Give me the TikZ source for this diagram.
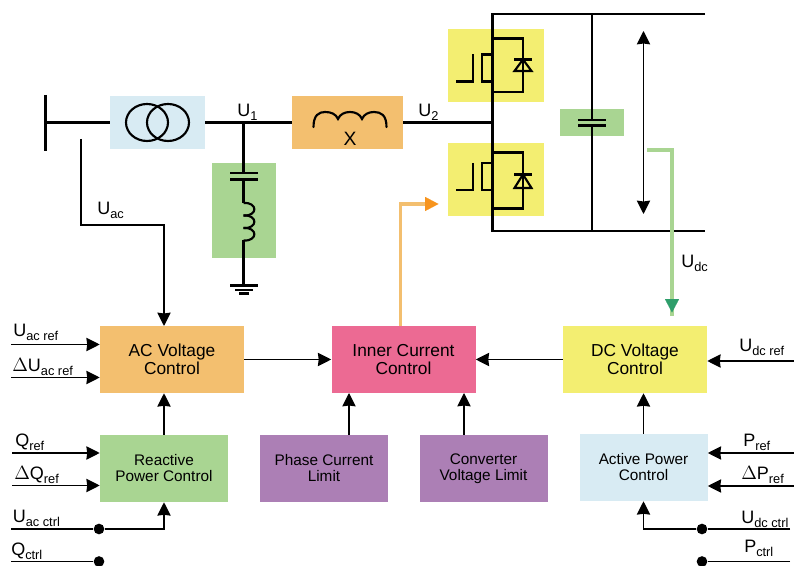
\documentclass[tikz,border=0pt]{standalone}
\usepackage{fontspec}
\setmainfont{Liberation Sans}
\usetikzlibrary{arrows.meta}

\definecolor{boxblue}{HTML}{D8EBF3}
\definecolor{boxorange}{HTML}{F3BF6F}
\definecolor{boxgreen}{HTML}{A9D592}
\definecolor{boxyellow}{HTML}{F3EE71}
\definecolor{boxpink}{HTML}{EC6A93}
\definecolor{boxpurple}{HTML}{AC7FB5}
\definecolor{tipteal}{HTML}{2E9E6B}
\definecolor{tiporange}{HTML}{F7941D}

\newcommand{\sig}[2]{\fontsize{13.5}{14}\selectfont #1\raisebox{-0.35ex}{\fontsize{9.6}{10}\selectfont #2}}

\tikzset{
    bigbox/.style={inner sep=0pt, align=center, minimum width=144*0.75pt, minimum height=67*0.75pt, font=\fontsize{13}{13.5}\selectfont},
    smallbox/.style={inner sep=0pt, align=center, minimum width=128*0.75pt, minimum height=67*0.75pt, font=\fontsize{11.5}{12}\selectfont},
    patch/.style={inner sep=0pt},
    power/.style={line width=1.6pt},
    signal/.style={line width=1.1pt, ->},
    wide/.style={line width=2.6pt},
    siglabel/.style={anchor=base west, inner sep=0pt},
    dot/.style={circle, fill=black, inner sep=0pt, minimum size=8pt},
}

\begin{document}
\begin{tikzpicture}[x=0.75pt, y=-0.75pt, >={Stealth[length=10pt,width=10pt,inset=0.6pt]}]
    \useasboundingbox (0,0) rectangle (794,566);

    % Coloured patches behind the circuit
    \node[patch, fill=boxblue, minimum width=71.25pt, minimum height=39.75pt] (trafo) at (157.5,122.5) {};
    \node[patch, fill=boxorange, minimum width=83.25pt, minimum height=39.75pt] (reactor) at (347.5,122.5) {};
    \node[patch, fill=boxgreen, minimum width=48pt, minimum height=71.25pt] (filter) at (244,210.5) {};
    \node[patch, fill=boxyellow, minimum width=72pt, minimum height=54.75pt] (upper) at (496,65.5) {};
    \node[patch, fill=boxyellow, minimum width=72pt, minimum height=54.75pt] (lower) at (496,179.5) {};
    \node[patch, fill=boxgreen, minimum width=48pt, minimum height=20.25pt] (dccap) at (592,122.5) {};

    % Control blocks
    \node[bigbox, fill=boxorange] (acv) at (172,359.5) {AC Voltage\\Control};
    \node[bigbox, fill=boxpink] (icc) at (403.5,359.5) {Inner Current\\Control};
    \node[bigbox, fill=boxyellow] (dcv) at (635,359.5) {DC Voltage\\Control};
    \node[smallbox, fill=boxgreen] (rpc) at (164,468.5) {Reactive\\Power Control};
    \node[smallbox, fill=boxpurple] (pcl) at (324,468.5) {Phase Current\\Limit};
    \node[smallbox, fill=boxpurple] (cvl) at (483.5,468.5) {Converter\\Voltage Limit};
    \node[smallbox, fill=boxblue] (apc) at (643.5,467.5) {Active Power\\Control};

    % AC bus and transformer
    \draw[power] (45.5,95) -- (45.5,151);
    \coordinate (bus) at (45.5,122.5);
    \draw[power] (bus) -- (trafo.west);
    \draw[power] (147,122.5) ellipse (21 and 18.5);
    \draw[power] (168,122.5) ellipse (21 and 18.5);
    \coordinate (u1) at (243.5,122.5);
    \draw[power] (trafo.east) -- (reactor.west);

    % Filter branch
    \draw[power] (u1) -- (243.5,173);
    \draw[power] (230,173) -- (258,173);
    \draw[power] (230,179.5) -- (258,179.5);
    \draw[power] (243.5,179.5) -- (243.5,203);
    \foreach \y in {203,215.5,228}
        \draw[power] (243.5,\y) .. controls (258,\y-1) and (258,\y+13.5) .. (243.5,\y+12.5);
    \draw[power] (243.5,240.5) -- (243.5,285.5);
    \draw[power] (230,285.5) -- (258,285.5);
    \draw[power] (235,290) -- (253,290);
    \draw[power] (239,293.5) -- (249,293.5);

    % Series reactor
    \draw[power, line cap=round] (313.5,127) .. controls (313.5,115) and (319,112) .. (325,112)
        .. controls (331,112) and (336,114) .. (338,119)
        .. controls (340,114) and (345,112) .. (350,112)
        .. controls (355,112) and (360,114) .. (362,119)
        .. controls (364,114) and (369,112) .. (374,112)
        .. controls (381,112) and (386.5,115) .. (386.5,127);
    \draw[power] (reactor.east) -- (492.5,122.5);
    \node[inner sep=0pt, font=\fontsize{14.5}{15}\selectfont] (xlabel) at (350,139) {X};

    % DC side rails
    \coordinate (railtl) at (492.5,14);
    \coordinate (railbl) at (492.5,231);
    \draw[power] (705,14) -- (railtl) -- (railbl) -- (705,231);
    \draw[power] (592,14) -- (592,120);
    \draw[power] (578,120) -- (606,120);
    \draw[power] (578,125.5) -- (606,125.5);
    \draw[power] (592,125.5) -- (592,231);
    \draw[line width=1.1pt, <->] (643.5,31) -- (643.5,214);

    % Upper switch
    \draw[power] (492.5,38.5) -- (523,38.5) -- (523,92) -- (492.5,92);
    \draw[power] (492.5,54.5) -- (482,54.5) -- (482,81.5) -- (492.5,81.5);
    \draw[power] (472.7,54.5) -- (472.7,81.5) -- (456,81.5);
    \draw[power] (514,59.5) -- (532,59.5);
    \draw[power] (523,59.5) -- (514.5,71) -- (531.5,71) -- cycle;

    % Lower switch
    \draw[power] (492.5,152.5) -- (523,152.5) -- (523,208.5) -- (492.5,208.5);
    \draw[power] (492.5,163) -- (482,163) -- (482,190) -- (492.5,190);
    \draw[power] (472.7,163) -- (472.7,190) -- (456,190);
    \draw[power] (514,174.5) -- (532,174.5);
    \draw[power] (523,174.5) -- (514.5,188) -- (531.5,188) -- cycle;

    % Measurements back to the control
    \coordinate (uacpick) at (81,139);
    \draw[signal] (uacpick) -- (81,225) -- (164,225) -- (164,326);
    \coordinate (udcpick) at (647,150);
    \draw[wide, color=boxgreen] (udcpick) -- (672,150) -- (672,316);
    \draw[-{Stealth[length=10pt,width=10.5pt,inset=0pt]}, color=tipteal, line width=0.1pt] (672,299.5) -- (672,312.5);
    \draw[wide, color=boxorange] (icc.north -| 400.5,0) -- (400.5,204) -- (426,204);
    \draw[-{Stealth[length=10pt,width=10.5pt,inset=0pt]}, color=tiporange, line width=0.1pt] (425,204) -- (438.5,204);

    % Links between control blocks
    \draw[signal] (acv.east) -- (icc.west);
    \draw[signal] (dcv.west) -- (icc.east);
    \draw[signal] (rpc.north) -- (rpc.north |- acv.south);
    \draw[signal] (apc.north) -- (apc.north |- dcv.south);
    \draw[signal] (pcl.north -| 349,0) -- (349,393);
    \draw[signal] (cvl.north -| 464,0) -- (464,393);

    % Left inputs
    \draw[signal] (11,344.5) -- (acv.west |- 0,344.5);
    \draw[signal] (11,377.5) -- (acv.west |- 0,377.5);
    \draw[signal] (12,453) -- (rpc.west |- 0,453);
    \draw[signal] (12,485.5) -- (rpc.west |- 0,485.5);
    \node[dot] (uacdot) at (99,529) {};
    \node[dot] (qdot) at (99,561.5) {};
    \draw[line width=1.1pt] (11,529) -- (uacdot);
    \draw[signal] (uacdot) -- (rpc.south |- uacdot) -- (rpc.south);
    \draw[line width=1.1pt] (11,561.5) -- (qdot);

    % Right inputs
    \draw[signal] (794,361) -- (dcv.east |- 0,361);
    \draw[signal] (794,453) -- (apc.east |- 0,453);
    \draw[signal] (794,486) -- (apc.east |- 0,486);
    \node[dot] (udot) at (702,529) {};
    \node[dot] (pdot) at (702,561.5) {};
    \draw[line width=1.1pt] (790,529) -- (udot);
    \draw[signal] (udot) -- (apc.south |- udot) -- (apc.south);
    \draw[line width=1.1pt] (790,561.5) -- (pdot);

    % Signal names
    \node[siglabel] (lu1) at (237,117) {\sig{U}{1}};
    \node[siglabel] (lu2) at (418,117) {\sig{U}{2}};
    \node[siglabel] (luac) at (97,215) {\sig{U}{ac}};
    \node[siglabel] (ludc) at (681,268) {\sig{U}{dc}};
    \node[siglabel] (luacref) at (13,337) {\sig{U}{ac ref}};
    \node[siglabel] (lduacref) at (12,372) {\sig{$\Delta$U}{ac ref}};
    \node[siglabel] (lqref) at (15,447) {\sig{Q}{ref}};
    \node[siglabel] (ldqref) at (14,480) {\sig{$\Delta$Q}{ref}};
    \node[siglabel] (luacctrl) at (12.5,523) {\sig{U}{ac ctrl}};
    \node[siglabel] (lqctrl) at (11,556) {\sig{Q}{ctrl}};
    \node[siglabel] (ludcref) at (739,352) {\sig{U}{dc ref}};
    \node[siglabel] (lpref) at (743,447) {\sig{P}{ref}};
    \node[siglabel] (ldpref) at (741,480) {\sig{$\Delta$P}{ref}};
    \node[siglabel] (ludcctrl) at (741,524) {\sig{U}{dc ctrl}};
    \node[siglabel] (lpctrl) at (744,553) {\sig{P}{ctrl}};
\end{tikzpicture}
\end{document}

DIRECTION: From the top of the listing above, repeat each line exactly until you reach the line containing "(0,0) rectangle (794,566);", and repeat that one too. Leave the pictures out.

ANSWER TO THIS EXERCISE:
Give me the TikZ source for this diagram.
\documentclass[tikz,border=0pt]{standalone}
\usepackage{fontspec}
\setmainfont{Liberation Sans}
\usetikzlibrary{arrows.meta}

\definecolor{boxblue}{HTML}{D8EBF3}
\definecolor{boxorange}{HTML}{F3BF6F}
\definecolor{boxgreen}{HTML}{A9D592}
\definecolor{boxyellow}{HTML}{F3EE71}
\definecolor{boxpink}{HTML}{EC6A93}
\definecolor{boxpurple}{HTML}{AC7FB5}
\definecolor{tipteal}{HTML}{2E9E6B}
\definecolor{tiporange}{HTML}{F7941D}

\newcommand{\sig}[2]{\fontsize{13.5}{14}\selectfont #1\raisebox{-0.35ex}{\fontsize{9.6}{10}\selectfont #2}}

\tikzset{
    bigbox/.style={inner sep=0pt, align=center, minimum width=144*0.75pt, minimum height=67*0.75pt, font=\fontsize{13}{13.5}\selectfont},
    smallbox/.style={inner sep=0pt, align=center, minimum width=128*0.75pt, minimum height=67*0.75pt, font=\fontsize{11.5}{12}\selectfont},
    patch/.style={inner sep=0pt},
    power/.style={line width=1.6pt},
    signal/.style={line width=1.1pt, ->},
    wide/.style={line width=2.6pt},
    siglabel/.style={anchor=base west, inner sep=0pt},
    dot/.style={circle, fill=black, inner sep=0pt, minimum size=8pt},
}

\begin{document}
\begin{tikzpicture}[x=0.75pt, y=-0.75pt, >={Stealth[length=10pt,width=10pt,inset=0.6pt]}]
    \useasboundingbox (0,0) rectangle (794,566);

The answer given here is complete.